Societal norms and the fact that customers typically “like” companies they do business with tend to limit the number of customers who use the very lower ends of response scales. In most cases, if a customer is so completely
dissatisfied as to have the need to use the lower ends of the scale, they will leave and stop doing business with the company. As a result, the 5-point scale effectively turns into a 2- or 3-point scale due to limited response at values 1 and 2.

This “compression effect” also militates against the common assumption that 5-point scales offer a mid-point that can be considered as the “average response”, a characteristic not present in 10-point scales. The mid-point argument is only valid if respondents use, or at least contemplate, all points of the scale, and as discussed above, they do not, and responses are consequently negatively skewed.

The use of 10-point scales significantly enhances the information that is transmitted in the surveying process.

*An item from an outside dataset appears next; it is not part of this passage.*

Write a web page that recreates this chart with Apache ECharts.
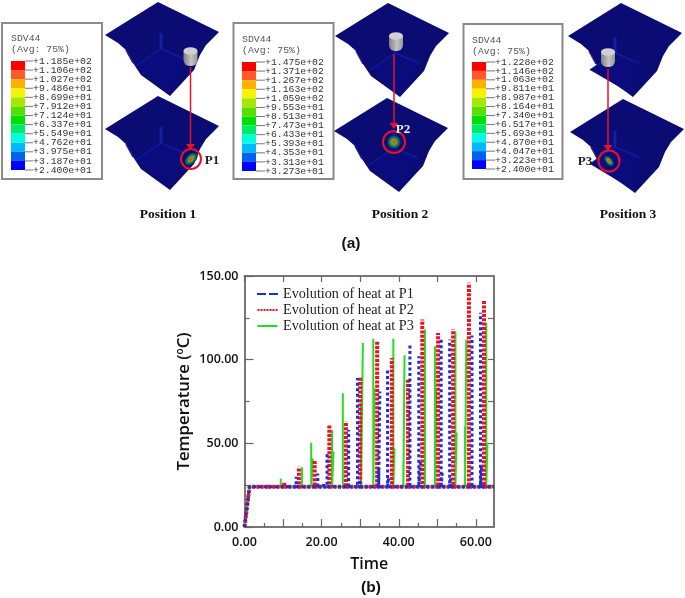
<!DOCTYPE html>
<html><head><meta charset="utf-8">
<style>html,body{margin:0;padding:0;background:#fff}#c{width:685px;height:598px}</style>
<script src="https://cdn.jsdelivr.net/npm/echarts@6/dist/echarts.min.js"></script>
</head><body><div id="c"></div>
<script>
const seriesNames = ['Evolution of heat at P1','Evolution of heat at P2','Evolution of heat at P3'];
const baseline = 24;
const p1Times = [11.2,13.4,19,20.5,21.4,27,29.3,29.9,34.8,35.1,37.1,37.4,42.9,45.2,45.6,51,51.3,53.2,53.5,59,61.2,61.5];
const p1Peaks = [26,30,32,27,44,58,89,28,34,81,95,30,110,102,39,112.5,33,112,30,114.5,128,37];
const p2Times = [6.1,10.3,14.1,18.2,22,26.3,30,34.4,38.2,42.4,46.1,50.2,54.1,58.2,62.1];
const p2Peaks = [25,27,36,40,61,63,90,111,101,88,124,116,118,146,135];
const p3Times = [9.4,14.9,17.3,17.7,22.7,23.1,25.5,30.2,30.7,33.4,33.7,38.6,38.9,41.2,41.5,46.8,49.4,49.7,54.7,55,57.2,57.5,62.7,63];
const p3Peaks = [29,35.7,50.4,41,58,45,80,74,110,112.5,83,112.5,47,39,102.6,118,108,82,117,56.5,60,112,122,50];
const xLabelTicks = [0,20,40,60];
const yLabelTicks = [0,50,100,150];
const legend1 = ['+1.185e+02','+1.106e+02','+1.027e+02','+9.486e+01','+8.699e+01','+7.912e+01','+7.124e+01','+6.337e+01','+5.549e+01','+4.762e+01','+3.975e+01','+3.187e+01','+2.400e+01'];
const legend2 = ['+1.475e+02','+1.371e+02','+1.267e+02','+1.163e+02','+1.059e+02','+9.553e+01','+8.513e+01','+7.473e+01','+6.433e+01','+5.393e+01','+4.353e+01','+3.313e+01','+3.273e+01'];
const legend3 = ['+1.228e+02','+1.146e+02','+1.063e+02','+9.811e+01','+8.987e+01','+8.164e+01','+7.340e+01','+6.517e+01','+5.693e+01','+4.870e+01','+4.047e+01','+3.223e+01','+2.400e+01'];
const bandColors = ['#ff0000','#ff5a28','#ffb000','#f4f400','#a6e800','#56e000','#00e000','#00ea6a','#00ffe0','#00b8ff','#0060f0','#0000ff'];

const X_MAX = 64.7;
function spikes(times, peaks){
  const d = [[0,0],[1.3,baseline]];
  times.forEach((t,i)=>{ d.push([t,baseline],[t,peaks[i]],[null,null],[t,baseline]); });
  d.push([X_MAX,baseline]);
  return d;
}

/* ---------- illustration ---------- */
const g = [];
const NAVY='#0a0c74', FLOOR='#0a0c7e', CREASE='#121a9c', RED='#e8102a';
function plate(ax, ay, crease){
  const P = pts => pts.map(p=>[ax+p[0], ay+p[1]]);
  g.push({type:'polygon',z:5,shape:{points:P([[0,0],[61,30],[48,43],[42,53],[36,68],[12,94],[-17,73],[-25,61],[-32,48],[-40,41],[-53,33]])},style:{fill:NAVY}});
  g.push({type:'polygon',z:6,shape:{points:P([[crease[0],crease[1]],[crease[0]+24,crease[1]+10],[12,92],[crease[0]-25,crease[1]+17]])},style:{fill:FLOOR}});
  const L = (a,b,w,c)=>g.push({type:'line',z:7,shape:{x1:ax+a[0],y1:ay+a[1],x2:ax+b[0],y2:ay+b[1]},style:{stroke:c||CREASE,lineWidth:w}});
  L([crease[0],crease[1]-16],crease,3,'#141ea8');
  L(crease,[crease[0]-25,crease[1]+17],1.5);
  L(crease,[crease[0]+24,crease[1]+10],1.5);
  L([-25,61],[-32,48],1.5,'#20228f');
}
function cylinder(cx, cy){
  g.push({type:'rect',z:8,shape:{x:cx-7,y:cy-7,width:14,height:15,r:[0,0,6,6]},
    style:{fill:new echarts.graphic.LinearGradient(0,0,1,0,[{offset:0,color:'#808080'},{offset:0.55,color:'#c4c4c4'},{offset:1,color:'#989898'}])}});
  g.push({type:'circle',z:9,shape:{cx:cx,cy:cy-7,r:7},originX:cx,originY:cy-7,scaleY:0.55,style:{fill:'#d0d0d0'}});
}
function arrow(x, y1, y2){
  g.push({type:'line',z:10,shape:{x1:x,y1:y1,x2:x,y2:y2-5},style:{stroke:RED,lineWidth:1.5}});
  g.push({type:'polygon',z:10,shape:{points:[[x-4.5,y2-6],[x+4.5,y2-6],[x,y2]]},style:{fill:RED}});
}
function hot(cx, cy, r, rot, sx){
  g.push({type:'circle',z:9,shape:{cx:cx,cy:cy,r:r},originX:cx,originY:cy,rotation:rot,scaleX:sx,
    style:{fill:new echarts.graphic.RadialGradient(0.5,0.5,0.5,[{offset:0,color:'#c8402a'},{offset:0.3,color:'#a09030'},{offset:0.6,color:'#188a48'},{offset:1,color:'#101a70'}])}});
}
function ring(cx, cy, r){
  g.push({type:'circle',z:11,shape:{cx:cx,cy:cy,r:r},style:{fill:null,stroke:RED,lineWidth:2}});
}
function txt(x, y, text, font, fill, align){
  g.push({type:'text',z:12,x:x,y:y,style:{text:text,font:font,fill:fill||'#111',textAlign:align||'center',textVerticalAlign:'middle'}});
}
function scaleBox(b, labels){
  g.push({type:'rect',z:4,shape:{x:b.x,y:b.y,width:b.w,height:b.h},style:{fill:'#fff',stroke:'#8a8a8a',lineWidth:2}});
  const mono='9.8px "Liberation Mono"';
  txt(b.bx,b.t1,'SDV44',mono,'#555','left');
  txt(b.bx,b.t1+11,'(Avg: 75%)',mono,'#555','left');
  const step=(b.by2-b.by1)/12;
  bandColors.forEach((c,i)=>g.push({type:'rect',z:5,shape:{x:b.bx,y:b.by1+i*step,width:14,height:step},style:{fill:c}}));
  labels.forEach((s,i)=>{
    const y=b.by1+i*step;
    g.push({type:'line',z:5,shape:{x1:b.bx+14,y1:y,x2:b.lx,y2:y},style:{stroke:'#777',lineWidth:1}});
    txt(b.lx,y,s,mono,'#333','left');
  });
}
scaleBox({x:2,y:23,w:100,h:156,bx:11,by1:61,by2:170,t1:38,lx:33},legend1);
scaleBox({x:233.5,y:23,w:100,h:156,bx:242,by1:62,by2:171,t1:39,lx:265},legend2);
scaleBox({x:463.5,y:24,w:99,h:155,bx:472,by1:62,by2:169,t1:40,lx:495},legend3);
plate(158,2,[3,47]); plate(158,96,[3,47]);
plate(388,3,[7,50]); plate(387,98,[7,50]);
plate(621,3,[-6,50]); plate(623,99,[-8,48]);
cylinder(190.5,58); cylinder(396,43); cylinder(608,59);
hot(191,159,8,-0.8,0.6); hot(394,142,7,0,1); hot(609,161,6.5,0.7,0.55);
arrow(190.5,67,150); arrow(394,54,129); arrow(608,69,151);
ring(191,159,10); ring(394,142,11); ring(609,161,10.5);
const serifB='bold 13px "Liberation Serif"';
txt(212,161,'P1',serifB,'#222'); txt(403,130,'P2',serifB,'#eee'); txt(585,162,'P3',serifB,'#222');
const posF='bold 13.5px "Liberation Serif"';
txt(168,215,'Position 1',posF); txt(400,215,'Position 2',posF); txt(628,215,'Position 3',posF);
txt(351,244,'(a)','bold 15.5px "Liberation Sans"'); txt(371,588,'(b)','bold 15.5px "Liberation Sans"');

/* ---------- axes ---------- */
const AX='#777';
const lineS={show:true,onZero:false,lineStyle:{color:AX,width:2}};
const xBase={type:'value',min:0,max:X_MAX,interval:10,splitLine:{show:false},axisLine:lineS,axisLabel:{show:false}};
const yBase={type:'value',min:0,max:150,interval:25,splitLine:{show:false},axisLine:lineS,axisLabel:{show:false}};
const tick=(vals,len)=>({show:true,inside:true,length:len,customValues:vals,lineStyle:{color:'#666',width:1.2}});
const font={fontFamily:'"Open Sans"',fontWeight:600,color:'#111'};
const xMajor=[0,10,20,30,40,50,60], xMinor=[5,15,25,35,45,55];
const yMajor=[0,50,100,150], yMinor=[25,75,125], yAll=[25,50,75,100,125];
const dots='M0,0H2V2H0Z M3,0H5V2H3Z M6,0H8V2H6Z M9,0H11V2H9Z M12,0H14V2H12Z M15,0H17V2H15Z M18,0H20V2H18Z';

const option={
  animation:false,backgroundColor:'#fff',
  grid:{left:244.5,top:276,width:249.5,height:251,show:false},
  legend:{orient:'vertical',left:257,top:287,itemWidth:21,itemHeight:2,itemGap:2,padding:0,
    textStyle:{fontFamily:'"Liberation Serif"',fontSize:14.2,color:'#222',padding:[0,0,0,0]},
    data:[{name:seriesNames[0],icon:'path://M0,0H9V2H0Z M12,0H21V2H12Z',itemStyle:{color:'#1a2fd8'}},
          {name:seriesNames[1],icon:'path://'+dots,itemStyle:{color:'#f01020'}},
          {name:seriesNames[2],icon:'path://M0,0H20V2H0Z',itemStyle:{color:'#20e020'}}]},
  xAxis:[
    Object.assign({},xBase,{position:'bottom',axisTick:tick(xMajor,8),
      axisLabel:Object.assign({show:true,customValues:xLabelTicks,fontSize:12.5,margin:9,formatter:v=>v.toFixed(2)},font),
      name:'Time',nameLocation:'middle',nameGap:29,nameTextStyle:Object.assign({},font,{fontSize:16})}),
    Object.assign({},xBase,{position:'bottom',axisTick:tick(xMinor,4)}),
    Object.assign({},xBase,{position:'top',axisTick:tick(xMajor,6)})
  ],
  yAxis:[
    Object.assign({},yBase,{position:'left',axisTick:tick(yMajor,9),
      axisLabel:Object.assign({show:true,customValues:yLabelTicks,fontSize:12.5,margin:6,formatter:v=>v.toFixed(2)},font),
      name:'{a|Temperature (}{s|o}{a|C)}',nameLocation:'middle',nameGap:52,
      nameTextStyle:{rich:{a:Object.assign({},font,{fontSize:16.8}),s:Object.assign({},font,{fontSize:10,verticalAlign:'top',padding:[0,0,6,0]})}}}),
    Object.assign({},yBase,{position:'left',axisTick:tick(yMinor,5)}),
    Object.assign({},yBase,{position:'right',axisTick:tick(yAll,6)})
  ],
  graphic:{elements:g},
  series:[
    {name:seriesNames[0],type:'line',z:5,showSymbol:false,symbol:'none',data:spikes(p1Times,p1Peaks),lineStyle:{color:'#1a2fd8',width:3,type:[3,2.5]},itemStyle:{color:'#1a2fd8'}},
    {name:seriesNames[1],type:'line',z:4,showSymbol:false,symbol:'none',data:spikes(p2Times,p2Peaks),lineStyle:{color:'#f01020',width:4,type:[3,1.3]},itemStyle:{color:'#f01020'}},
    {name:seriesNames[2],type:'line',z:3,showSymbol:false,symbol:'none',data:spikes(p3Times,p3Peaks),lineStyle:{color:'#20e020',width:2,type:'solid'},itemStyle:{color:'#20e020'}}
  ]
};
const chart=echarts.init(document.getElementById('c'),null,{renderer:'canvas'});
chart.setOption(option);
</script></body></html>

There is one area in which 10-point scales are not appropriate relative to 5-point scales – that is when there is a desire to label each response point within the scale (e.g. 1=poor, 2=not so good, 3=satisfactory, 4=good,
5=outstanding). There are several arguments for not attaching labels to response categories, most notably
1) added error due to violation of the interval/ratio data assumption, where it can no longer be assumed that the distance between 1 and 2 is the same as the distance between 2 and 3, and so forth, and
2) respondent burden and increased questionnaire length."

The four point index's strongest selling point is that if there is no "middle ground" (#3 in a five point scale), you force your customers into telling you if you were good or bad. The five point scale's strength, on the other hand, is that if someone is feeling complacent about the service they received, they can let you know with that #3 (or "neither satisfied nor dissatisfied"). The ten point scale allows your customers to give you a wider distribution, and thus you could perhaps see the needle move in more subtle ways over time, but I've heard some analysts do not like it because it is so broad that some customers start picking one extreme or the other just to get through your survey. Another possible criticism is that while two customers might tell you they were "mostly satisfied" in a four point scale, one might give you a six and the other an eight on a ten point scale, and that by broadening the choices, you actually have less opportunity to predict consumer behavior or build effective models using multiple regression techniques.

One of the drawbacks of a four or five-point scale is that some customers will never give the highest score, thus adding a bias and an inability to distinguish on a great customer experience. Those customers may give you a "9" on a ten-point scale and you can take away that you delivered a valuable customer experience.